Morning Report

Morning Report: Pediatric Headache with a VP Shunt

HPI:

9 yo female with a PMH of a brain tumor (GBM) diagnosed 2 years ago with seizures. Pt has had several rounds of radiation (stopped a few months ago) and chemo (last dose in May) and craniotomy about 1 month ago with a VP shunt placed 3 weeks ago. Today, pts father states she has had a severe headache all night and wasn’t able to sleep. Father gave tylenol at 6am which pt stated has helped. Currently denies any pain and states she feels fine now. No major recent illness. Denies nausea or vomiting, photophobia, head or neck pain. Denies fever. No seizures.

Vital signs stable.

ED Course:

DDx includes: Headache vs VP shunt obstruction vs tumor recurrence. Shunt is newly-placed and had a CT scan evaluation which showed patency two weeks ago but because it is relatively new requested Neuro-Surgery to come evaluate the shunt.
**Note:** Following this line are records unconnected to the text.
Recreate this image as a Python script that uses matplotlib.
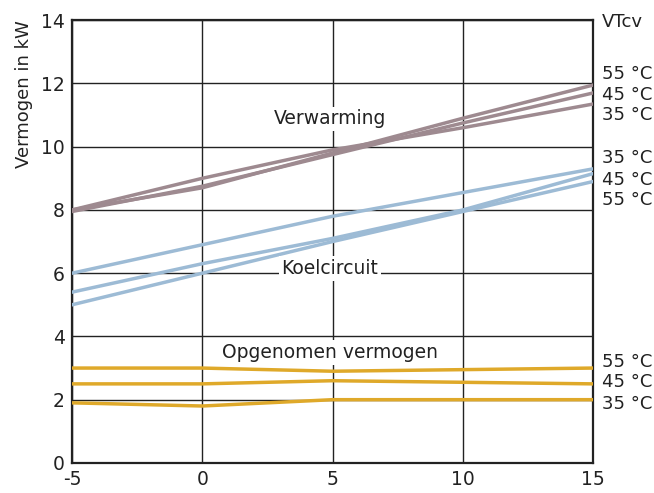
import matplotlib
matplotlib.use("Agg")
import matplotlib.pyplot as plt

# buitentemperatuur
x = [-5, 0, 5, 10, 15]

# Verwarming (VTcv 35/45/55 °C)
verw_35 = [8.0, 9.0, 9.9, 10.6, 11.35]
verw_45 = [7.95, 8.75, 9.75, 10.75, 11.7]
verw_55 = [8.0, 8.7, 9.8, 10.9, 11.95]

# Koelcircuit
koel_35 = [6.0, 6.9, 7.8, 8.55, 9.3]
koel_45 = [5.4, 6.3, 7.1, 8.0, 9.15]
koel_55 = [5.0, 6.0, 7.0, 7.95, 8.9]

# Opgenomen vermogen
opg_35 = [1.9, 1.8, 2.0, 2.0, 2.0]
opg_45 = [2.5, 2.5, 2.6, 2.55, 2.5]
opg_55 = [3.0, 3.0, 2.9, 2.95, 3.0]

labels_verw = [("55 °C", 12.3), ("45 °C", 11.65), ("35 °C", 11.0)]
labels_koel = [("35 °C", 9.65), ("45 °C", 8.95), ("55 °C", 8.3)]
labels_opg = [("55 °C", 3.2), ("45 °C", 2.55), ("35 °C", 1.85)]

c_verw = "#9e8a90"
c_koel = "#9dbbd5"
c_opg = "#dfa92a"

plt.rcParams['font.family'] = ['DejaVu Sans']
plt.rcParams['axes.unicode_minus'] = False
fig = plt.figure(figsize=(6.54, 4.93), dpi=100)
ax = fig.add_axes([0.110, 0.061, 0.797, 0.898])

for y in (verw_35, verw_45, verw_55):
    ax.plot(x, y, color=c_verw, lw=2.5, zorder=3)
for y in (koel_35, koel_45, koel_55):
    ax.plot(x, y, color=c_koel, lw=2.5, zorder=3)
for y in (opg_35, opg_45, opg_55):
    ax.plot(x, y, color=c_opg, lw=2.5, zorder=3)

ax.set_xlim(-5, 15)
ax.set_ylim(0, 14)
ax.set_xticks([-5, 0, 5, 10, 15])
ax.set_yticks(range(0, 15, 2))
ax.grid(True, color="#222222", lw=1.0, zorder=1)
ax.tick_params(length=0, labelsize=13.5, colors="#222222", pad=5)
for s in ax.spines.values():
    s.set_linewidth(1.6)
    s.set_color("#222222")
ax.set_ylabel("Vermogen in kW", fontsize=13, color="#222222", loc="top", labelpad=6)

box = dict(facecolor="white", edgecolor="none", pad=2)
ax.text(4.9, 10.88, "Verwarming", fontsize=13.5, ha="center", va="center", bbox=box, zorder=4, color="#222222")
ax.text(4.9, 6.15, "Koelcircuit", fontsize=13.5, ha="center", va="center", bbox=box, zorder=4, color="#222222")
ax.text(4.9, 3.5, "Opgenomen vermogen", fontsize=13.5, ha="center", va="center", bbox=box, zorder=4, color="#222222")

ax.text(15.35, 13.95, "VTcv", fontsize=13, ha="left", va="center", color="#222222", clip_on=False)
for lab, yy in labels_verw + labels_koel + labels_opg:
    ax.text(15.35, yy, lab, fontsize=13, ha="left", va="center", color="#222222", clip_on=False)

fig.savefig("out.png", dpi=100)
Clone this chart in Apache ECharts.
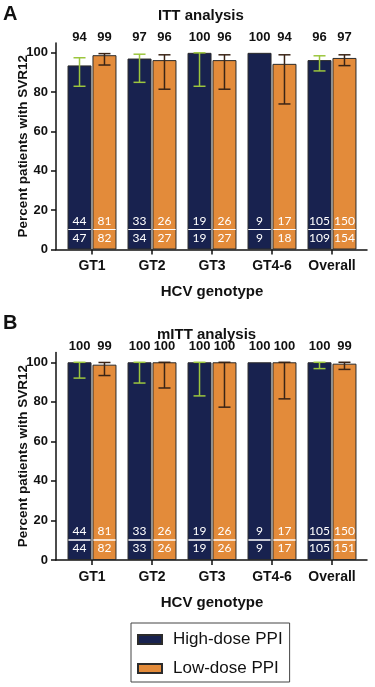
<!DOCTYPE html>
<html>
<head>
<meta charset="utf-8">
<script src="https://cdn.jsdelivr.net/npm/echarts@6/dist/echarts.min.js"></script>
<style>
  html, body { margin: 0; padding: 0; background: #fff; }
  #chart { width: 375px; height: 687px; }
</style>
</head>
<body>
<div id="chart"></div>
<script>
const CATEGORIES = ['GT1', 'GT2', 'GT3', 'GT4-6', 'Overall']
const Y_TICKS = [0, 20, 40, 60, 80, 100]

// ITT analysis
const ITT_HIGH = [93.6, 97.1, 100, 100, 96.3]
const ITT_LOW = [98.8, 96.3, 96.3, 94.4, 97.4]
const ITT_HIGH_PCT = [94, 97, 100, 100, 96]
const ITT_LOW_PCT = [99, 96, 96, 94, 97]
const ITT_HIGH_CI_LO = [83, 85, 83, null, 90.8]
const ITT_HIGH_CI_HI = [97.5, 99.3, 100, null, 98.5]
const ITT_LOW_CI_LO = [93.8, 81.5, 81.5, 74, 93.5]
const ITT_LOW_CI_HI = [99.6, 99, 99, 99, 99]
const ITT_HIGH_N = [44, 33, 19, 9, 105]
const ITT_HIGH_TOTAL = [47, 34, 19, 9, 109]
const ITT_LOW_N = [81, 26, 26, 17, 150]
const ITT_LOW_TOTAL = [82, 27, 27, 18, 154]

// mITT analysis
const MITT_HIGH = [100, 100, 100, 100, 100]
const MITT_LOW = [98.8, 100, 100, 100, 99.3]
const MITT_HIGH_PCT = [100, 100, 100, 100, 100]
const MITT_LOW_PCT = [99, 100, 100, 100, 99]
const MITT_HIGH_CI_LO = [92, 89.5, 83, null, 96.8]
const MITT_HIGH_CI_HI = [100, 100, 100, null, 100]
const MITT_LOW_CI_LO = [93.3, 87, 77.3, 81.5, 96.4]
const MITT_LOW_CI_HI = [99.9, 100, 100, 100, 100]
const MITT_HIGH_N = [44, 33, 19, 9, 105]
const MITT_HIGH_TOTAL = [44, 33, 19, 9, 105]
const MITT_LOW_N = [81, 26, 26, 17, 150]
const MITT_LOW_TOTAL = [82, 26, 26, 17, 151]

const NAVY = '#18224f'
const ORANGE = '#e38b3a'
const GREEN = '#9cc63e'
const DARK = '#3a2416'
const FONT = 'Liberation Sans'

const chart = echarts.init(document.getElementById('chart'))

function fractionLabel(nums, totals) {
  return {
    show: true,
    position: 'insideBottom',
    distance: 3,
    formatter: ({ dataIndex }) => `{n|${nums[dataIndex]}}\n{hr|}\n{d|${totals[dataIndex]}}`,
    rich: {
      n: { color: '#fff', fontSize: 12, fontFamily: 'Lato', lineHeight: 17, align: 'center' },
      hr: { width: 22, height: 0, borderColor: '#fff', borderWidth: 1 },
      d: { color: '#fff', fontSize: 12, fontFamily: 'Lato', lineHeight: 17, align: 'center' },
    },
  }
}

function barSeries(name, color, values, gridIdx, nums, totals) {
  return {
    name,
    type: 'bar',
    xAxisIndex: gridIdx,
    yAxisIndex: gridIdx,
    data: values,
    barWidth: '40%',
    barGap: '4%',
    itemStyle: { color, borderColor: '#2b2b2b', borderWidth: 1 },
    label: fractionLabel(nums, totals),
    animation: false,
  }
}

// error bar + percentage label above the plot
function errorSeries(side, color, values, pct, lo, hi, gridIdx) {
  return {
    type: 'custom',
    xAxisIndex: gridIdx,
    yAxisIndex: gridIdx,
    z: 5,
    silent: true,
    animation: false,
    data: values.map((v, i) => [i, v, lo[i] == null ? '-' : lo[i], hi[i] == null ? '-' : hi[i], pct[i]]),
    renderItem: (params, api) => {
      const cat = api.value(0)
      const band = api.size([1, 0])[0]
      const barW = band * 0.4
      const dx = side * (barW * 1.04) / 2
      const top = api.coord([cat, 107.8])
      const x = top[0] + dx
      const children = [{
        type: 'text',
        style: {
          text: String(api.value(4)),
          x,
          y: top[1],
          align: 'center',
          verticalAlign: 'middle',
          fill: '#111',
          fontSize: 13,
          fontWeight: 'bold',
          fontFamily: FONT,
        },
      }]
      const l = api.value(2)
      const h = api.value(3)
      if (!isNaN(l) && !isNaN(h)) {
        const yl = api.coord([cat, l])[1]
        const yh = api.coord([cat, h])[1]
        const st = { stroke: color, lineWidth: 1.5 }
        children.push(
          { type: 'line', shape: { x1: x, y1: yl, x2: x, y2: yh }, style: st },
          { type: 'line', shape: { x1: x - 6, y1: yl, x2: x + 6, y2: yl }, style: st },
          { type: 'line', shape: { x1: x - 6, y1: yh, x2: x + 6, y2: yh }, style: st }
        )
      }
      return { type: 'group', children }
    },
  }
}

function catAxis(gridIndex) {
  return {
    type: 'category',
    gridIndex,
    data: CATEGORIES,
    name: 'HCV genotype',
    nameLocation: 'middle',
    nameGap: 35,
    nameTextStyle: { color: '#111', fontSize: 15, fontWeight: 'bold', fontFamily: FONT },
    axisLine: { show: false },
    axisTick: { show: true, alignWithLabel: true, length: 5, lineStyle: { color: '#111', width: 1.5 } },
    axisLabel: { interval: 0, color: '#111', fontSize: 14, fontWeight: 'bold', fontFamily: FONT, margin: 10 },
  }
}

function valAxis(gridIndex) {
  return {
    type: 'value',
    gridIndex,
    min: 0,
    max: 105,
    offset: 6,
    axisLine: { show: true, lineStyle: { color: '#111', width: 1.5 } },
    axisTick: { show: true, length: 5, customValues: Y_TICKS, lineStyle: { color: '#111', width: 1.5 } },
    axisLabel: { color: '#111', fontSize: 13, fontWeight: 'bold', fontFamily: FONT, margin: 8, customValues: Y_TICKS },
    splitLine: { show: false },
  }
}

// plain axis line that reaches past the category bands
function lineXAxis(gridIndex) {
  return {
    type: 'value',
    gridIndex,
    min: 0,
    max: 1,
    axisLine: { show: true, lineStyle: { color: '#111', width: 1.5 } },
    axisTick: { show: false },
    axisLabel: { show: false },
    splitLine: { show: false },
  }
}

// carries only the y axis title
function nameYAxis(gridIndex) {
  return {
    type: 'value',
    gridIndex,
    min: 0,
    max: 1,
    name: 'Percent patients with SVR12',
    nameLocation: 'middle',
    nameGap: 26,
    nameTextStyle: { color: '#111', fontSize: 13.5, fontWeight: 'bold', fontFamily: FONT },
    axisLine: { show: false },
    axisTick: { show: false },
    axisLabel: { show: false },
    splitLine: { show: false },
  }
}

const option = {
  animation: false,
  backgroundColor: '#fff',
  title: [
    { text: 'A', left: 3, top: 4, padding: 0, textStyle: { fontSize: 20, fontWeight: 'bold', color: '#111', fontFamily: FONT } },
    { text: 'ITT analysis', left: 158, top: 8, padding: 0, textStyle: { fontSize: 15, fontWeight: 'bold', color: '#111', fontFamily: FONT } },
    { text: 'B', left: 3, top: 313, padding: 0, textStyle: { fontSize: 20, fontWeight: 'bold', color: '#111', fontFamily: FONT } },
    { text: 'mITT analysis', left: 157, top: 327, padding: 0, textStyle: { fontSize: 15, fontWeight: 'bold', color: '#111', fontFamily: FONT } },
  ],
  legend: {
    orient: 'vertical',
    left: 131,
    top: 623,
    padding: [8, 7, 5, 6],
    itemGap: 12,
    itemWidth: 24,
    itemHeight: 9,
    icon: 'rect',
    borderColor: '#444',
    borderWidth: 1,
    data: ['High-dose PPI', 'Low-dose PPI'],
    textStyle: { fontSize: 17, color: '#111', fontFamily: FONT, lineHeight: 17, padding: [0, 0, 0, 6] },
  },
  grid: [
    { left: 62, right: 13, top: 43, bottom: 437.5 },
    { left: 56, right: 8, top: 43, bottom: 437.5 },
    { left: 62, right: 13, top: 352.4, bottom: 127 },
    { left: 56, right: 8, top: 352.4, bottom: 127 },
  ],
  xAxis: [catAxis(0), lineXAxis(1), catAxis(2), lineXAxis(3)],
  yAxis: [valAxis(0), nameYAxis(1), valAxis(2), nameYAxis(3)],
  series: [
    barSeries('High-dose PPI', NAVY, ITT_HIGH, 0, ITT_HIGH_N, ITT_HIGH_TOTAL),
    barSeries('Low-dose PPI', ORANGE, ITT_LOW, 0, ITT_LOW_N, ITT_LOW_TOTAL),
    barSeries('High-dose PPI', NAVY, MITT_HIGH, 2, MITT_HIGH_N, MITT_HIGH_TOTAL),
    barSeries('Low-dose PPI', ORANGE, MITT_LOW, 2, MITT_LOW_N, MITT_LOW_TOTAL),
    errorSeries(-1, GREEN, ITT_HIGH, ITT_HIGH_PCT, ITT_HIGH_CI_LO, ITT_HIGH_CI_HI, 0),
    errorSeries(1, DARK, ITT_LOW, ITT_LOW_PCT, ITT_LOW_CI_LO, ITT_LOW_CI_HI, 0),
    errorSeries(-1, GREEN, MITT_HIGH, MITT_HIGH_PCT, MITT_HIGH_CI_LO, MITT_HIGH_CI_HI, 2),
    errorSeries(1, DARK, MITT_LOW, MITT_LOW_PCT, MITT_LOW_CI_LO, MITT_LOW_CI_HI, 2),
  ],
}

chart.setOption(option)
</script>
</body>
</html>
Slightly hypertensive. Pt now pain free after one dose of tylenol at home at 6am which makes headache more likely. Pt complained of headache upon standing up for discharge. Tylenol was ordered which treated the pts headache and pt cleared for discharge by Neuro-Surgery. Pts father instructed to bring patient back if symptoms worsen or new symptoms develop.

Discussion/Learning points:

1. Symptoms of shunt malfunction usually develop over several days. Clinical features include mental status changes, headache, nausea, vomiting, abdominal pain, lethargy, decreased intellectual performance, ataxia, coma, and autonomic instability. Often, the presenting complaint is vague.

2. To exclude CSF shunt infection, a shunt tap is required. A traditional lumbar puncture often misses CSF shunt infection and has no meaningful role in the evaluation when shunt infection is suspected.

3. Comparison with previous CT scans is needed, because many patients with shunts have an abnormal baseline ventricular size.

4. Surgical intervention is generally required in cases of shunt obstruction. As a temporizing measure, intracranial pressure can be lowered by standard methods of hyperventilation and osmotic diuresis (mannitol). If these measures fail and surgical intervention is not immediately available, intracranial pressure can be lowered by removing CSF via the reservoir if the malfunction is distal.

 

References:

Tintinalli’s Emergency Medicine: Chapter 169, Central Nervous System Procedures and Devices.

Browd SR, Ragel BT: Failure of cerebrospinal fluid shunts. Part I: obstruction and mechanical failure. Pediatr Neurol 34: 2, 2006.